▶ _MATERIAL PROVIDED_:
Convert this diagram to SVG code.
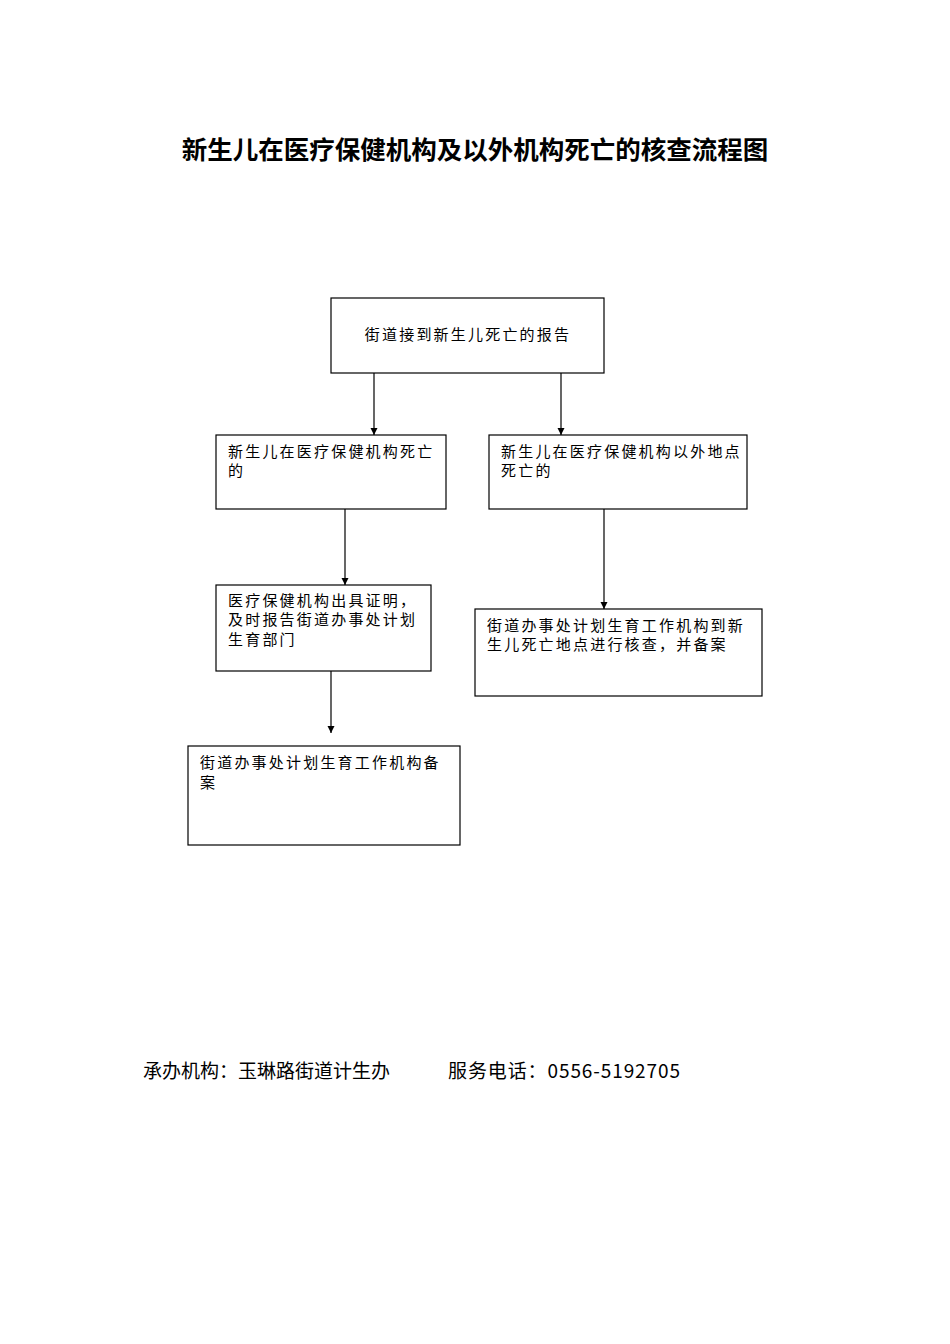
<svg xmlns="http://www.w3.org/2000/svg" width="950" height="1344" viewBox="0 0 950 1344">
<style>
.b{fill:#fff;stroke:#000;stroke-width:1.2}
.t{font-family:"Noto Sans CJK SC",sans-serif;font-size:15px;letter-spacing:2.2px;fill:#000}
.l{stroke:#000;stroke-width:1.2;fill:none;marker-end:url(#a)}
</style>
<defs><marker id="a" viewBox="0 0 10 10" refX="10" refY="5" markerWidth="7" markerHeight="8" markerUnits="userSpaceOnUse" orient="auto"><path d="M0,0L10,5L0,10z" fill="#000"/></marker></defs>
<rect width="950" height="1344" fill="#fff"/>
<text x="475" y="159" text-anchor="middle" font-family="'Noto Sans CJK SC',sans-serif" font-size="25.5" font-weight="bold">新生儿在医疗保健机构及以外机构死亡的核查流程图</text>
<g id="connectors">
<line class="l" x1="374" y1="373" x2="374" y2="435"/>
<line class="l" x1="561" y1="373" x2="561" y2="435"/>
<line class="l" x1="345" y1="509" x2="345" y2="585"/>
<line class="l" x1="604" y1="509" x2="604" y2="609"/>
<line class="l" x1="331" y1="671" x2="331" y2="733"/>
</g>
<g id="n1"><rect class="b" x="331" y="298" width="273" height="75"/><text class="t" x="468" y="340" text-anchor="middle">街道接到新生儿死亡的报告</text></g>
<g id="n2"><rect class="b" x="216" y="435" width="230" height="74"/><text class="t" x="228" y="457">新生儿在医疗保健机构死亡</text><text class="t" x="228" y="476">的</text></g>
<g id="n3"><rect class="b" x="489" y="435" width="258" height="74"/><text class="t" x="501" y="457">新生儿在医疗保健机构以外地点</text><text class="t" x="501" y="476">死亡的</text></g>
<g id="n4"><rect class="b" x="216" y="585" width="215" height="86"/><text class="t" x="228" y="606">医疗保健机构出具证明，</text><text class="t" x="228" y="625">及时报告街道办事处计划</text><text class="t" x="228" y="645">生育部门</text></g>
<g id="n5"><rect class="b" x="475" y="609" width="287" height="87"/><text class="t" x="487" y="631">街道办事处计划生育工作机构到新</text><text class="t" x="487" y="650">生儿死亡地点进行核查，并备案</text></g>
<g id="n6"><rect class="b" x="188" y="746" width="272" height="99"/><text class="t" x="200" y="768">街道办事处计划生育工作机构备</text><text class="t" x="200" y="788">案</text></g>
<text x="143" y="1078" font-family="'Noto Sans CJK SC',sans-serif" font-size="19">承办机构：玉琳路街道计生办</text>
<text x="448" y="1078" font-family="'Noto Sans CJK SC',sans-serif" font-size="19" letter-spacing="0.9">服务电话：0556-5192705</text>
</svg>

▶ _TASK REQUIREMENTS_: Transcribe the listing in full. Omit the pictures and keep every line exact.

▶ _RESULT OF THIS TASK_:
Convert this diagram to SVG code.
<svg xmlns="http://www.w3.org/2000/svg" width="950" height="1344" viewBox="0 0 950 1344">
<style>
.b{fill:#fff;stroke:#000;stroke-width:1.2}
.t{font-family:"Noto Sans CJK SC",sans-serif;font-size:15px;letter-spacing:2.2px;fill:#000}
.l{stroke:#000;stroke-width:1.2;fill:none;marker-end:url(#a)}
</style>
<defs><marker id="a" viewBox="0 0 10 10" refX="10" refY="5" markerWidth="7" markerHeight="8" markerUnits="userSpaceOnUse" orient="auto"><path d="M0,0L10,5L0,10z" fill="#000"/></marker></defs>
<rect width="950" height="1344" fill="#fff"/>
<text x="475" y="159" text-anchor="middle" font-family="'Noto Sans CJK SC',sans-serif" font-size="25.5" font-weight="bold">新生儿在医疗保健机构及以外机构死亡的核查流程图</text>
<g id="connectors">
<line class="l" x1="374" y1="373" x2="374" y2="435"/>
<line class="l" x1="561" y1="373" x2="561" y2="435"/>
<line class="l" x1="345" y1="509" x2="345" y2="585"/>
<line class="l" x1="604" y1="509" x2="604" y2="609"/>
<line class="l" x1="331" y1="671" x2="331" y2="733"/>
</g>
<g id="n1"><rect class="b" x="331" y="298" width="273" height="75"/><text class="t" x="468" y="340" text-anchor="middle">街道接到新生儿死亡的报告</text></g>
<g id="n2"><rect class="b" x="216" y="435" width="230" height="74"/><text class="t" x="228" y="457">新生儿在医疗保健机构死亡</text><text class="t" x="228" y="476">的</text></g>
<g id="n3"><rect class="b" x="489" y="435" width="258" height="74"/><text class="t" x="501" y="457">新生儿在医疗保健机构以外地点</text><text class="t" x="501" y="476">死亡的</text></g>
<g id="n4"><rect class="b" x="216" y="585" width="215" height="86"/><text class="t" x="228" y="606">医疗保健机构出具证明，</text><text class="t" x="228" y="625">及时报告街道办事处计划</text><text class="t" x="228" y="645">生育部门</text></g>
<g id="n5"><rect class="b" x="475" y="609" width="287" height="87"/><text class="t" x="487" y="631">街道办事处计划生育工作机构到新</text><text class="t" x="487" y="650">生儿死亡地点进行核查，并备案</text></g>
<g id="n6"><rect class="b" x="188" y="746" width="272" height="99"/><text class="t" x="200" y="768">街道办事处计划生育工作机构备</text><text class="t" x="200" y="788">案</text></g>
<text x="143" y="1078" font-family="'Noto Sans CJK SC',sans-serif" font-size="19">承办机构：玉琳路街道计生办</text>
<text x="448" y="1078" font-family="'Noto Sans CJK SC',sans-serif" font-size="19" letter-spacing="0.9">服务电话：0556-5192705</text>
</svg>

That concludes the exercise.